A few months ago, a friend and I were discussing things that scared us as children, and as stated above, I had limited contributions to the conversation (easier to list all the things that didn’t scare me), and I mentioned this movie, still without a name or list of players. She knows that I have great good fortune finding things on the Internet, so she suggested I google it. I had actually already looked on the internet for it at some point in a fit of boredom, but after we talked, I went back and looked again – again, to no avail. So back into the “occasional” file it went.

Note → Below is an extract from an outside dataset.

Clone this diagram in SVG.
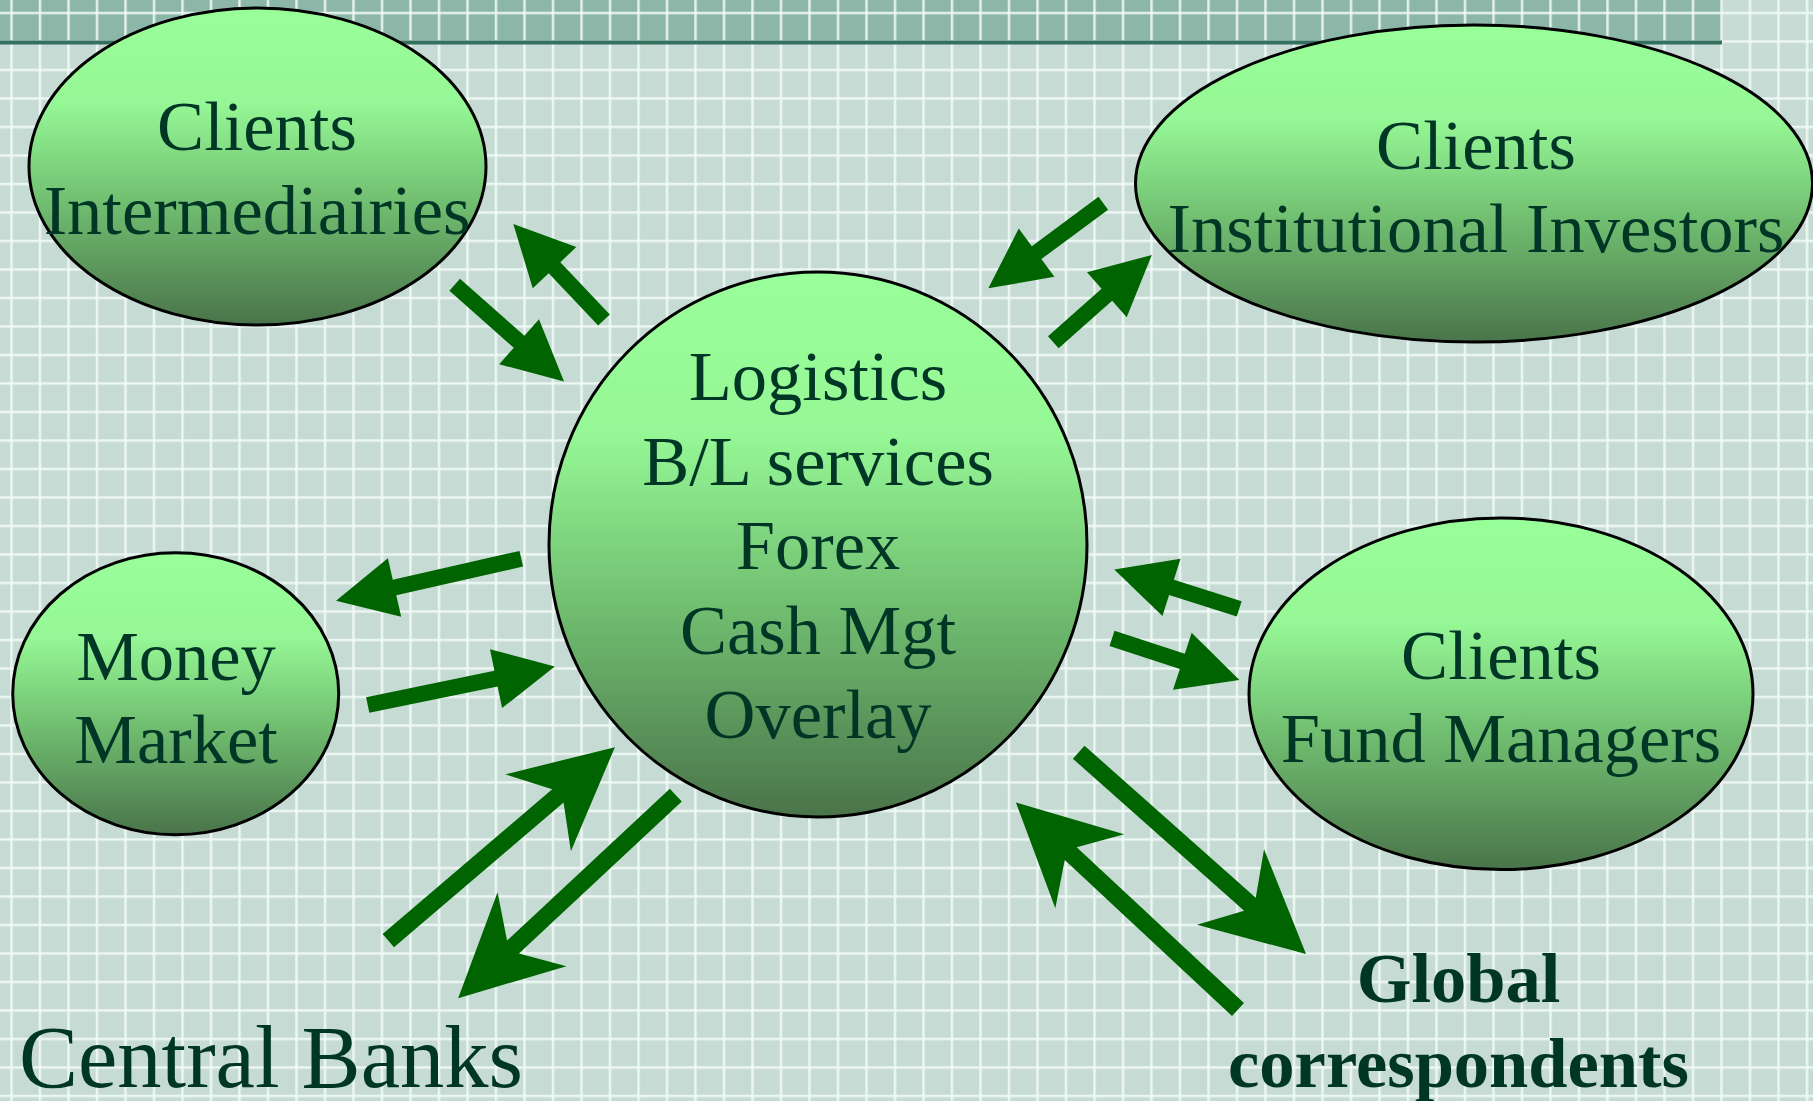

I am working on retyping a collection of quotes I have been amassing since I was in junior high, and because I enjoy putting creative graphics with certain things (see recipe cards, March 29, 2006 post), I am chasing down interesting graphics on the internet to use with the quotations. One quote came from A&E’s “Cold Case Files” in reference to remembering someone as they used to be, not how they ended up, and I started searching for an appropriate graphic of a cadaver. Of course, there never really is an appropriate graphic of a cadaver, and I quickly realized this, so I started looking instead for a graphic of a skull. Unfortunately, all I found were smiling happy skulls that had grins that looked like Whoopee Goldberg’s smile, and while I have always wanted a smile like Whoopee Goldberg’s (you know – the kind that looks as if you have 208 teeth), I wasn’t at this point looking for a happy skull, so I thought, maybe I should look for one that’s screaming.

I typed in “screaming skull”, and one of the things that came up was a movie poster for a movie of the same name. I clicked on it, and it took me to a description of a movie called “The Screaming Skull”, and it sounded exactly like (and turned out to be) the movie from long ago that had terrorized me. Once again, I felt like I’d found the holy grail, for no real legitimate reason, because finding this movie, and even perhaps buying it (which I will be doing), will in no way change or impact my life, but it was just the fact that its identity had eluded me for so long that made it such a great find. The movie was made in 1958, and even now I don’t recognize any of the players, so it probably ranks as a C or even D movie, since I tend to recognize B movie players from that era. Amazon-dot-com gives it three stars, although a lot of reviewers pan it dreadfully. A friend is planning on buying it for me as a belated birthday present, and I’m really looking forward to it in a weird sort of way. It will be interesting to see if the 11-year-old me is still in there, capable of being terrified beyond words by this movie, or if I will just laugh my head off over it at this late date. In any case, it’s a blast from the past that I’m sure I’ll enjoy, either way.

NOTE: Yes, this is a rerun from Anne Arky Ology. It seemed a festive way to launch my new blog.